● YOUR TASK
Copy out every line that contains the word "React".

========================================

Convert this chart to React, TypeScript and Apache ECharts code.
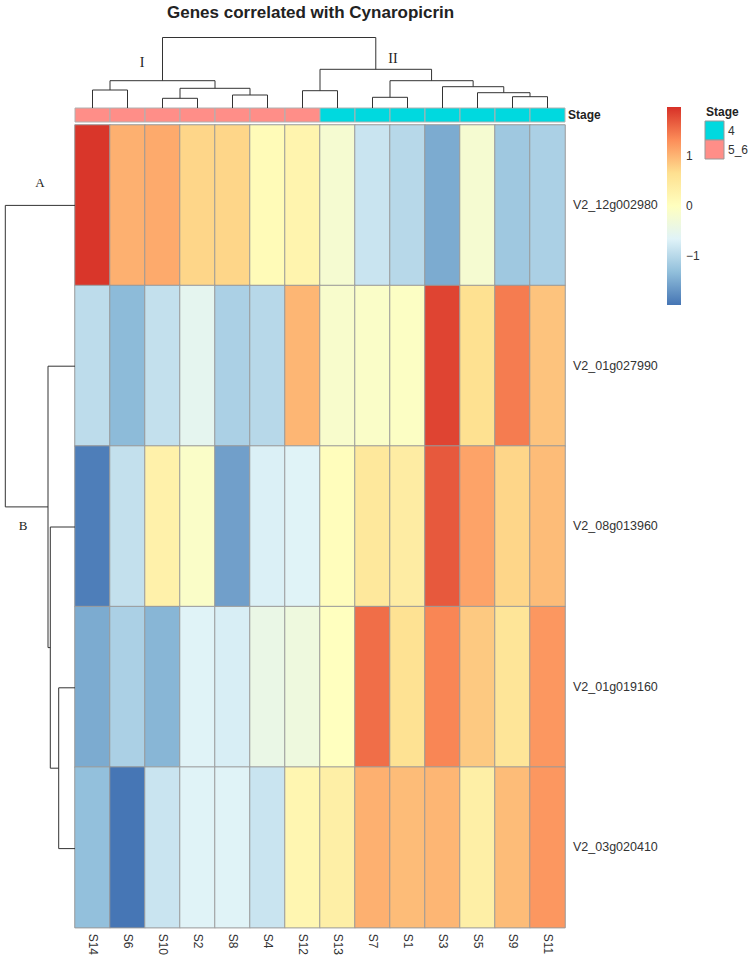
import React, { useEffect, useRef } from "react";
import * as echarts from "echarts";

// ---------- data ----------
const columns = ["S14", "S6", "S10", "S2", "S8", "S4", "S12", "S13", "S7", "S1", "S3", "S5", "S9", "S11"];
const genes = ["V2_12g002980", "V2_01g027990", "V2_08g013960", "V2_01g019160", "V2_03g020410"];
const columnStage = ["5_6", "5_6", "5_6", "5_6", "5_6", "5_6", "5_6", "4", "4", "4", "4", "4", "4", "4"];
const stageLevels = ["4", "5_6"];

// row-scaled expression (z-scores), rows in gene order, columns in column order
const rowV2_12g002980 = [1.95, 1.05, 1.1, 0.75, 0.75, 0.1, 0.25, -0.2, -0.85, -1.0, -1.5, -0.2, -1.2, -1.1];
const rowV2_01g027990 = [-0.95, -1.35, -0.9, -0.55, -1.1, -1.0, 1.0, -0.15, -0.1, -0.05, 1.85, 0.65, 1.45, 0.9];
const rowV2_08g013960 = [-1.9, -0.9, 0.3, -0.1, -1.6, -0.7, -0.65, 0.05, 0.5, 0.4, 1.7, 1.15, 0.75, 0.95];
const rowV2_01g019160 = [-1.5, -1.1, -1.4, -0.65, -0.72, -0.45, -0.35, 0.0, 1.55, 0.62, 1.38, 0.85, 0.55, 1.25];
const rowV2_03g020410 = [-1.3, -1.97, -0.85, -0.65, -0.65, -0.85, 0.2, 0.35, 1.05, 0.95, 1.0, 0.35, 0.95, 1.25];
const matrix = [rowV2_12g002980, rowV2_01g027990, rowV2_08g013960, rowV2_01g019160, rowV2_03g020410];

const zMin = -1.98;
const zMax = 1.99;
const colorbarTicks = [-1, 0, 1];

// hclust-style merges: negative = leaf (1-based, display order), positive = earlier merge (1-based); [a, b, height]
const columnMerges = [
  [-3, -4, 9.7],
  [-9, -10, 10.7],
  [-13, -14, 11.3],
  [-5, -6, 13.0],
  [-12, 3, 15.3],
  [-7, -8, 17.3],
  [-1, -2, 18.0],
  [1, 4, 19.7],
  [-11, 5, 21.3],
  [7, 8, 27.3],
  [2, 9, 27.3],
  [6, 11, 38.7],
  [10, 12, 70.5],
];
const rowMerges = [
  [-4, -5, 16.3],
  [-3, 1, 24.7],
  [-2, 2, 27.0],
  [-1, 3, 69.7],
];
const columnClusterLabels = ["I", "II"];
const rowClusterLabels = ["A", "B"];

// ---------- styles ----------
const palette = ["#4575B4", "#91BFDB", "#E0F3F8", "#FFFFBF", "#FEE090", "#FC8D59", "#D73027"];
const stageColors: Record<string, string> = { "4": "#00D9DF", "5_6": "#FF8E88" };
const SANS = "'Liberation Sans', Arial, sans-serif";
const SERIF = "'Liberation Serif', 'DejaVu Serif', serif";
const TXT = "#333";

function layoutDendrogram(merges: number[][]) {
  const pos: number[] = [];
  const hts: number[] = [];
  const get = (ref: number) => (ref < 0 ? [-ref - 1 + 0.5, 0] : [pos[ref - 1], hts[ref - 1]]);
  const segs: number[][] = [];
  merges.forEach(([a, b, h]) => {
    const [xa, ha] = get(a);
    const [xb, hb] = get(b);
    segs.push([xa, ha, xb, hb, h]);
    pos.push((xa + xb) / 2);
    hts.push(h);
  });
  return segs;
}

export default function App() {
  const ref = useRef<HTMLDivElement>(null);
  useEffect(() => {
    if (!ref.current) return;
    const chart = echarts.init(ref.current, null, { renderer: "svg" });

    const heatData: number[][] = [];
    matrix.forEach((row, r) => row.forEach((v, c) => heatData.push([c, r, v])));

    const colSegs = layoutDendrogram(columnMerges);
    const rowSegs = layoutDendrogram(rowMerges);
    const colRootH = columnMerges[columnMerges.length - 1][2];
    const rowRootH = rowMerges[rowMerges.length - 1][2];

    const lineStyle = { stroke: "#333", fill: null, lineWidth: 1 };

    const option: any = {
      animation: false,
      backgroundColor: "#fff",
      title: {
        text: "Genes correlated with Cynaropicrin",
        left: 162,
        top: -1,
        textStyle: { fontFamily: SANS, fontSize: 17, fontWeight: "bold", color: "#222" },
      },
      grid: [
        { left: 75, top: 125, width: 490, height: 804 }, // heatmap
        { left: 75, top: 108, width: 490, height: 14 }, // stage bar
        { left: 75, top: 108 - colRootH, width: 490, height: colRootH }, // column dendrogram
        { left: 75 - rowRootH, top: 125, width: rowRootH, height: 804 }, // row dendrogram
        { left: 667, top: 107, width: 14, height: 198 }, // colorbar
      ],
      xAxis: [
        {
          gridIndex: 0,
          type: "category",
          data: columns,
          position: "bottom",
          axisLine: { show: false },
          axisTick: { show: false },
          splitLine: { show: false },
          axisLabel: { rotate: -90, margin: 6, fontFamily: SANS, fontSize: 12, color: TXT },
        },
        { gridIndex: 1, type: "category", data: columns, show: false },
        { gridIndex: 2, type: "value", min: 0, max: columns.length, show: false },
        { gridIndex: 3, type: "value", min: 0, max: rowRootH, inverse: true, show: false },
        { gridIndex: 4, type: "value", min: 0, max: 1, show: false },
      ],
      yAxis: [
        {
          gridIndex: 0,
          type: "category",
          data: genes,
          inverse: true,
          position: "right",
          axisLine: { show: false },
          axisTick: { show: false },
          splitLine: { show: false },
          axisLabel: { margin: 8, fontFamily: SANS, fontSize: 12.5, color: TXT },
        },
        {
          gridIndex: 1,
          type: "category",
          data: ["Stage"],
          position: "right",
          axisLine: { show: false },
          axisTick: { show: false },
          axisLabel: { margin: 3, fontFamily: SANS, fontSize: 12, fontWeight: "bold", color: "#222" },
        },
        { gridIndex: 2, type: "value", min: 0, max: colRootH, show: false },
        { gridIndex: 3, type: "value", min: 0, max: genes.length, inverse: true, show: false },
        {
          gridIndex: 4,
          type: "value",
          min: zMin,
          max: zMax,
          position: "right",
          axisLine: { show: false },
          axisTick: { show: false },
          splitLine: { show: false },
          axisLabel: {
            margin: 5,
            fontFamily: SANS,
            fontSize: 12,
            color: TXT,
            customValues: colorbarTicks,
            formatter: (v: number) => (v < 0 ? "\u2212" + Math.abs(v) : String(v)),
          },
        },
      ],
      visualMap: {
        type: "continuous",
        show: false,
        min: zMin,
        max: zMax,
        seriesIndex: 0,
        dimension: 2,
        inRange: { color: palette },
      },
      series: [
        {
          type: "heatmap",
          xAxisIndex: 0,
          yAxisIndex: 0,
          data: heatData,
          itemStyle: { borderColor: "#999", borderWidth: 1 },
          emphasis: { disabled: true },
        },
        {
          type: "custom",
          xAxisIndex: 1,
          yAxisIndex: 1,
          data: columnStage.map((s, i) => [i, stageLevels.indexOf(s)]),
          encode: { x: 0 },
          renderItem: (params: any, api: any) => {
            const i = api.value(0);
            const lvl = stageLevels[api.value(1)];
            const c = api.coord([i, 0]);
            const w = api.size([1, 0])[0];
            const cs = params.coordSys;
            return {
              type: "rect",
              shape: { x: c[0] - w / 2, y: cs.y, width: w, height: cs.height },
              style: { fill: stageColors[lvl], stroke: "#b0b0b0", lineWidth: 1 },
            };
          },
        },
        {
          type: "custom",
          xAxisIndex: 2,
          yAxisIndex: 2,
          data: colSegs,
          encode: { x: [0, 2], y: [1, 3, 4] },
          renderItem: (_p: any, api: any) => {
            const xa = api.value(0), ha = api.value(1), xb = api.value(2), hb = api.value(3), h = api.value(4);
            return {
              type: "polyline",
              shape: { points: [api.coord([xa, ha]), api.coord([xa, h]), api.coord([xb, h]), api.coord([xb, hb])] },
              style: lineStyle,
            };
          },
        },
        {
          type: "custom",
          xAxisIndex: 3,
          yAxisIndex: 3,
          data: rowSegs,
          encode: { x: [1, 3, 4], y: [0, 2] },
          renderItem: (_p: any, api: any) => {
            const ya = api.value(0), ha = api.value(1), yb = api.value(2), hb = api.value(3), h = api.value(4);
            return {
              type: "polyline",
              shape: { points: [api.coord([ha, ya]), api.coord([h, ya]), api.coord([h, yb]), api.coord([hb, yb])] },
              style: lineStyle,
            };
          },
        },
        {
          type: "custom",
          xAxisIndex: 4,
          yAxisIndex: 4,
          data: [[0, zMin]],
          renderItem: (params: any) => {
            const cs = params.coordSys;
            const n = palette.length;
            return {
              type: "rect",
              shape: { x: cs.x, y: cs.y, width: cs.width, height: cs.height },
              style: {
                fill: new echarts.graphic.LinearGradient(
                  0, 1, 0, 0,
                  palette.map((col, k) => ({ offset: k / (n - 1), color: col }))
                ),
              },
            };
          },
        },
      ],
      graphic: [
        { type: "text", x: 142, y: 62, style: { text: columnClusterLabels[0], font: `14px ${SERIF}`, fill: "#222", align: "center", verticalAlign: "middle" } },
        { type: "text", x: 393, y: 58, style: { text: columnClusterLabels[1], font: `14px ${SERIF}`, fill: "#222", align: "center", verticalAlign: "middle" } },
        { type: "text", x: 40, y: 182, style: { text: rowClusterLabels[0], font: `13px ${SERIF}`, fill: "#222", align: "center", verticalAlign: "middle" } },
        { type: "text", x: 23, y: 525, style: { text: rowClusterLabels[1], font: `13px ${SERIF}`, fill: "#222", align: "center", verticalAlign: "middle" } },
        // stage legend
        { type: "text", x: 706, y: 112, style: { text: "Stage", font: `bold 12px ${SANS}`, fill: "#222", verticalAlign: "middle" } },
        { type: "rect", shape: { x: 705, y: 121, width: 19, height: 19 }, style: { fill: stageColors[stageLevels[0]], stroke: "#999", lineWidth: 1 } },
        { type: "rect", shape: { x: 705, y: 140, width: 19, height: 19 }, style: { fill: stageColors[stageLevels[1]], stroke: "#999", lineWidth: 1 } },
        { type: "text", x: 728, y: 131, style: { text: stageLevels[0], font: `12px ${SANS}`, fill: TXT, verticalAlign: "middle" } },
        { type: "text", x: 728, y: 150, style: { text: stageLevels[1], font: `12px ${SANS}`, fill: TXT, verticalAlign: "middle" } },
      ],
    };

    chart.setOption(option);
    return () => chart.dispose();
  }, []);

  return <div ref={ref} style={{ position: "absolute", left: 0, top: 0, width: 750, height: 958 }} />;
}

========================================

● OUTPUT OF THE EXERCISE
Convert this chart to React, TypeScript and Apache ECharts code.
import React, { useEffect, useRef } from "react";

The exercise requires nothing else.